La fin de l'obligation de tenue des actes de l'état civil en double exemplaire rendait obligatoire la réécriture des dispositions réglementaires sur l'établissement des registres et sur leur reconstitution en cas de disparition (vol, incendie…). Le décret procède à ce toilettage. En outre, en application de l'article 53 de la loi du 18 novembre 2016, le décret détermine le contenu et les conditions de délivrance des copies intégrales et des extraits des actes de l'état civil.

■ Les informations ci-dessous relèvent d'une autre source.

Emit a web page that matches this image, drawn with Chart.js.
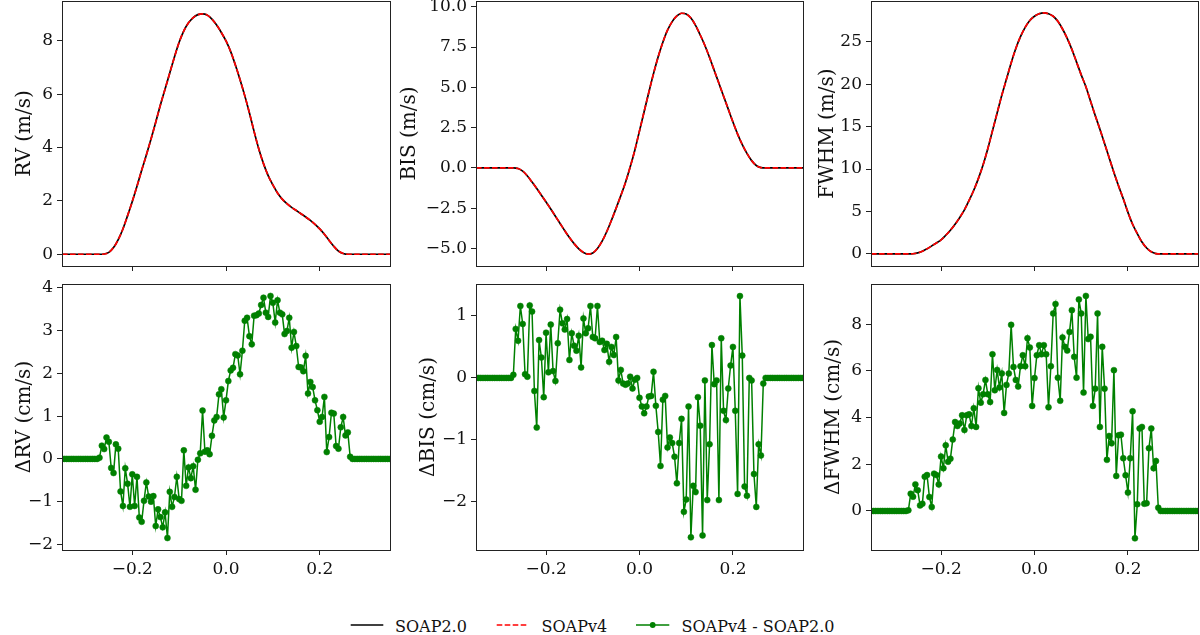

Vérification des données: une nouvelle étape s'ouvre
Autre point important, le décret complète le cadre de l'utilisation de la plate-forme de communication électronique des données de l’état civil, dite "Comedec".Créé par un décret de février 2011, l'outil permet la vérification par les mairies des données de l'état civil (à leur initiative ou à la demande d'un organisme). Les usagers sont ainsi dispensés de la production d'un acte de l'état civil dans certaines de leurs démarches administratives. Le décret du 6 mai 2017 précise notamment que l'utilisation de la plate-forme est gratuite pour les communes. Simple faculté pour la plupart des communes, l'usage de Comedec sera, au plus tard le 1er novembre 2018, une obligation pour "les communes sur le territoire desquelles est située ou a été établie une maternité".
Via le décret, l'Etat "s'engage", dès ce 10 mai, et ce pendant une période de sept ans, à verser annuellement une aide à ces communes. Elles recevront une aide de l'Etat qui sera calculée "au prorata des vérifications effectuées au profit des notaires et à partir d'un seuil minimal". Les modalités de calcul et de versement de cette aide par l'Agence nationale des titres sécurisés (ANTS) seront précisées par un arrêté du ministre de la Justice.
Rectification des erreurs: mode d'emploi
On retiendra encore que le décret fixe dans le code de procédure civile la liste des erreurs ou omissions purement matérielles auxquelles l'officier de l'état civil peut apporter une rectification, le cas échéant. Il dispose que "l'officier de l'état civil, détenteur de l'acte comportant l'erreur initiale procède aux rectifications entachant cet acte". Il est aussi précisé que le procureur de la République territorialement compétent pour procéder à la rectification administrative des erreurs et omissions purement matérielles des actes de l'état civil et à l'annulation des actes irrégulièrement établis est "le procureur de la République du lieu où a été établi l'acte comportant l'erreur ou l'omission initiale ou l'acte irrégulièrement dressé".
Ces précisions interviennent à la suite de l'article 55 de la loi du 18 novembre 2016, qui a simplifié et clarifié la procédure de rectification matérielle des actes de l'état civil. La mesure autorise l’officier de l'état civil à procéder directement aux rectifications les plus simples sans devoir attendre les instructions du procureur de la République. En sachant que ce dernier "peut toujours faire procéder à la rectification administrative des erreurs et omissions purement matérielles des actes de l'état civil". Ces dispositions sont entrées en vigueur le 11 mai 2017.
Les autres dispositions du décret s'appliqueront à compter du 1er novembre prochain.
Référence: décret n° 2017-890 du 6 mai 2017 relatif à l'état civil.